§ RAW DATA:
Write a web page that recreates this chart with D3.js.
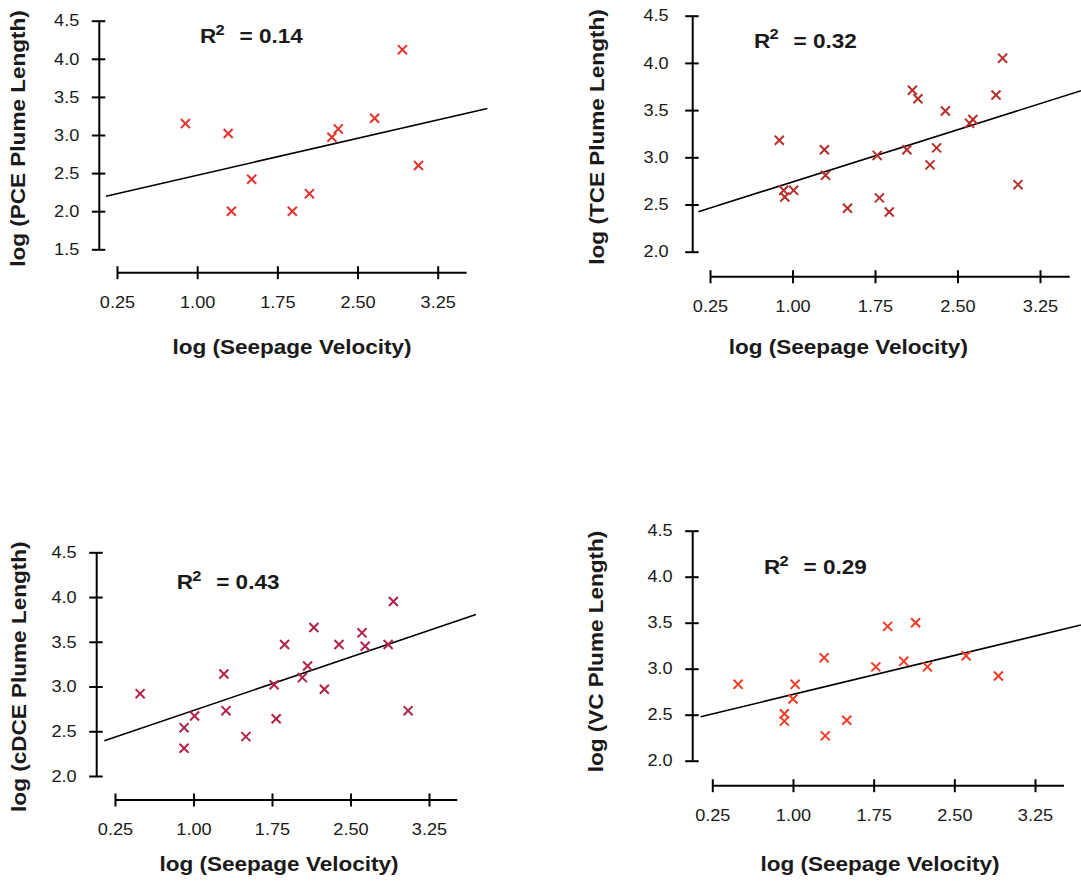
<!DOCTYPE html>
<html>
<head>
<meta charset="utf-8">
<script src="https://cdn.jsdelivr.net/npm/d3@7"></script>
<style>
	body { margin: 0; background: #fff; }
	svg { display: block; }
	text { font-family: "Liberation Sans", Arial, sans-serif; fill: #1a1a1a; }
</style>
</head>
<body>
<div id="vis"></div>
<script>
// values
var chemicals = ["PCE", "TCE", "cDCE", "VC"];
var r2Values  = ["0.14", "0.32", "0.43", "0.29"];

var pceX  = [0.89, 1.29, 1.32, 1.51, 1.89, 2.05, 2.26, 2.32, 2.66, 2.92, 3.07];
var pceY  = [3.15, 3.02, 2.00, 2.42, 2.00, 2.23, 2.97, 3.08, 3.22, 4.12, 2.60];

var tceX  = [0.88, 0.92, 0.93, 1.01, 1.29, 1.30, 1.50, 1.77, 1.79, 1.88, 2.04, 2.09, 2.14, 2.25, 2.31, 2.39, 2.61, 2.64, 2.85, 2.91, 3.05];
var tceY  = [3.18, 2.65, 2.58, 2.65, 3.08, 2.81, 2.46, 3.02, 2.57, 2.42, 3.08, 3.71, 3.62, 2.92, 3.10, 3.49, 3.36, 3.40, 3.66, 4.05, 2.71];

var cdceX = [0.49, 0.91, 0.91, 1.01, 1.29, 1.31, 1.50, 1.77, 1.79, 1.87, 2.04, 2.09, 2.15, 2.25, 2.39, 2.61, 2.64, 2.86, 2.91, 3.05];
var cdceY = [2.92, 2.54, 2.31, 2.67, 3.14, 2.73, 2.44, 3.02, 2.64, 3.47, 3.10, 3.23, 3.66, 2.97, 3.47, 3.60, 3.45, 3.47, 3.95, 2.73];

var vcX   = [0.49, 0.92, 0.92, 1.00, 1.02, 1.29, 1.30, 1.50, 1.77, 1.88, 2.03, 2.14, 2.25, 2.61, 2.91];
var vcY   = [2.83, 2.51, 2.43, 2.67, 2.83, 3.12, 2.27, 2.44, 3.02, 3.46, 3.08, 3.50, 3.02, 3.14, 2.92];

// regression line end points (x, y)
var pceFit  = [[0.147, 2.197], [3.715, 3.347]];
var tceFit  = [[0.144, 2.424], [3.623, 3.706]];
var cdceFit = [[0.148, 2.393], [3.698, 3.806]];
var vcFit   = [[0.142, 2.478], [3.677, 3.475]];

// tick labels
var xTicks  = [0.25, 1.00, 1.75, 2.50, 3.25];
var xAxisEnd = 3.52;
var yTicksPce = [1.5, 2.0, 2.5, 3.0, 3.5, 4.0, 4.5];
var yTicks    = [2.0, 2.5, 3.0, 3.5, 4.0, 4.5];

var seriesX = [pceX, tceX, cdceX, vcX];
var seriesY = [pceY, tceY, cdceY, vcY];
var fits    = [pceFit, tceFit, cdceFit, vcFit];
var yTickSets = [yTicksPce, yTicks, yTicks, yTicks];
var colors  = ["#e3342f", "#b3302c", "#b02347", "#f03c26"];

// layout of each panel, in pixels
var layout = [
	{ left: 117,   right: 437.7, top: 20.7,  bottom: 249.3, axisY: 272.7, axisX: 99.3,  gap: 20, r2x: 200,   r2y: 43.3,  ytx: 18,  yty: 138.5, xtx: 292,   xty: 354 },
	{ left: 710,   right: 1040,  top: 15.7,  bottom: 251.7, axisY: 276.7, axisX: 692.7, gap: 24, r2x: 754,   r2y: 47.7,  ytx: 597, yty: 137,   xtx: 848.3, xty: 354 },
	{ left: 115,   right: 429,   top: 552.3, bottom: 776,   axisY: 800,   axisX: 96.7,  gap: 20, r2x: 176.7, r2y: 589.3, ytx: 19,  yty: 676.7, xtx: 279,   xty: 870.7 },
	{ left: 712.3, right: 1035,  top: 530.7, bottom: 760.7, axisY: 785.7, axisX: 692.7, gap: 20, r2x: 764,   r2y: 574.3, ytx: 596, yty: 651.5, xtx: 880,   xty: 870.7 }
];

var width = 1081;
var height = 882;
var STRETCH = 1.1;   // the source glyphs are a bit wider than Arial

var svg = d3.select('#vis').append('svg')
	.attr('width', width)
	.attr('height', height);

function place(sel, x, y) {
	return sel.attr("transform", "translate(" + x + "," + y + ") scale(" + STRETCH + ",1)");
}

function drawPanel(i) {
	var L = layout[i];
	var yt = yTickSets[i];

	var x = d3.scaleLinear().domain([0.25, 3.25]).range([L.left, L.right]);
	var y = d3.scaleLinear().domain([yt[0], 4.5]).range([L.bottom, L.top]);

	var g = svg.append("g").attr("class", "panel panel-" + i);

	// x axis
	var xa = g.append("g")
		.attr("class", "x axis")
		.attr("transform", "translate(0," + L.axisY + ")")
		.call(d3.axisBottom(x).tickValues(xTicks).tickFormat(d3.format(".2f")).tickSize(6.5));
	xa.select(".domain").remove();
	xa.selectAll(".tick line").attr("y1", -6.5).attr("y2", 6.5).attr("stroke", "#000").attr("stroke-width", 2);
	xa.selectAll(".tick text")
		.attr("y", 0).attr("dy", 0)
		.attr("font-family", null)
		.style("font-size", "16.5px")
		.attr("fill", "#1a1a1a")
		.attr("transform", "translate(0,35) scale(" + STRETCH + ",1)");
	xa.append("line")
		.attr("x1", x(0.25)).attr("x2", x(xAxisEnd))
		.attr("stroke", "#000").attr("stroke-width", 2);

	// y axis
	var ya = g.append("g")
		.attr("class", "y axis")
		.attr("transform", "translate(" + L.axisX + ",0)")
		.call(d3.axisLeft(y).tickValues(yt).tickFormat(d3.format(".1f")).tickSize(7));
	ya.select(".domain").remove();
	ya.selectAll(".tick line").attr("x1", -7.5).attr("x2", 6).attr("stroke", "#000").attr("stroke-width", 2);
	ya.selectAll(".tick text")
		.attr("x", 0)
		.attr("font-family", null)
		.style("font-size", "16.5px")
		.attr("fill", "#1a1a1a")
		.attr("transform", "translate(" + (-L.gap) + ",0) scale(" + STRETCH + ",1)");
	ya.append("line")
		.attr("y1", y(yt[0])).attr("y2", y(4.5))
		.attr("stroke", "#000").attr("stroke-width", 2);

	// regression line
	var line = d3.line()
		.x(function (d) { return x(d[0]); })
		.y(function (d) { return y(d[1]); });
	g.append("path")
		.datum(fits[i])
		.attr("d", line)
		.attr("fill", "none")
		.attr("stroke", "#000")
		.attr("stroke-width", 1.6);

	// points
	var pts = seriesX[i].map(function (v, k) { return [v, seriesY[i][k]]; });
	g.selectAll(".pt")
		.data(pts)
		.enter().append("path")
		.attr("class", "pt")
		.attr("d", d3.symbol(d3.symbolX, 55))
		.attr("transform", function (d) { return "translate(" + x(d[0]) + "," + y(d[1]) + ")"; })
		.attr("fill", "none")
		.attr("stroke", colors[i])
		.attr("stroke-width", 2);

	// R squared label
	place(g.append("text"), L.r2x, L.r2y)
		.style("font-size", "20.5px").style("font-weight", "bold")
		.text("R");
	place(g.append("text"), L.r2x + 15.5, L.r2y - 8.5)
		.style("font-size", "15px").style("font-weight", "bold")
		.text("2");
	place(g.append("text"), L.r2x + 39.5, L.r2y)
		.style("font-size", "20.5px").style("font-weight", "bold")
		.text("= " + r2Values[i]);

	// axis titles
	place(g.append("text"), L.xtx, L.xty)
		.attr("text-anchor", "middle")
		.style("font-size", "20.5px").style("font-weight", "bold")
		.text("log (Seepage Velocity)");

	g.append("text")
		.attr("transform", "translate(" + L.ytx + "," + L.yty + ") rotate(-90) scale(" + STRETCH + ",1)")
		.attr("text-anchor", "middle")
		.attr("dy", "0.35em")
		.style("font-size", "20.5px").style("font-weight", "bold")
		.text("log (" + chemicals[i] + " Plume Length)");
}

for (var i = 0; i < chemicals.length; i++) {
	drawPanel(i);
}
</script>
</body>
</html>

§ WRITTEN TASK:
Repeat, with no pictures, each line from the beginning of the data through the line containing "3.66, 4.05, 2.71];", inclusive.

§ RESPONSE FOR THIS EXERCISE:
Write a web page that recreates this chart with D3.js.
<!DOCTYPE html>
<html>
<head>
<meta charset="utf-8">
<script src="https://cdn.jsdelivr.net/npm/d3@7"></script>
<style>
	body { margin: 0; background: #fff; }
	svg { display: block; }
	text { font-family: "Liberation Sans", Arial, sans-serif; fill: #1a1a1a; }
</style>
</head>
<body>
<div id="vis"></div>
<script>
// values
var chemicals = ["PCE", "TCE", "cDCE", "VC"];
var r2Values  = ["0.14", "0.32", "0.43", "0.29"];

var pceX  = [0.89, 1.29, 1.32, 1.51, 1.89, 2.05, 2.26, 2.32, 2.66, 2.92, 3.07];
var pceY  = [3.15, 3.02, 2.00, 2.42, 2.00, 2.23, 2.97, 3.08, 3.22, 4.12, 2.60];

var tceX  = [0.88, 0.92, 0.93, 1.01, 1.29, 1.30, 1.50, 1.77, 1.79, 1.88, 2.04, 2.09, 2.14, 2.25, 2.31, 2.39, 2.61, 2.64, 2.85, 2.91, 3.05];
var tceY  = [3.18, 2.65, 2.58, 2.65, 3.08, 2.81, 2.46, 3.02, 2.57, 2.42, 3.08, 3.71, 3.62, 2.92, 3.10, 3.49, 3.36, 3.40, 3.66, 4.05, 2.71];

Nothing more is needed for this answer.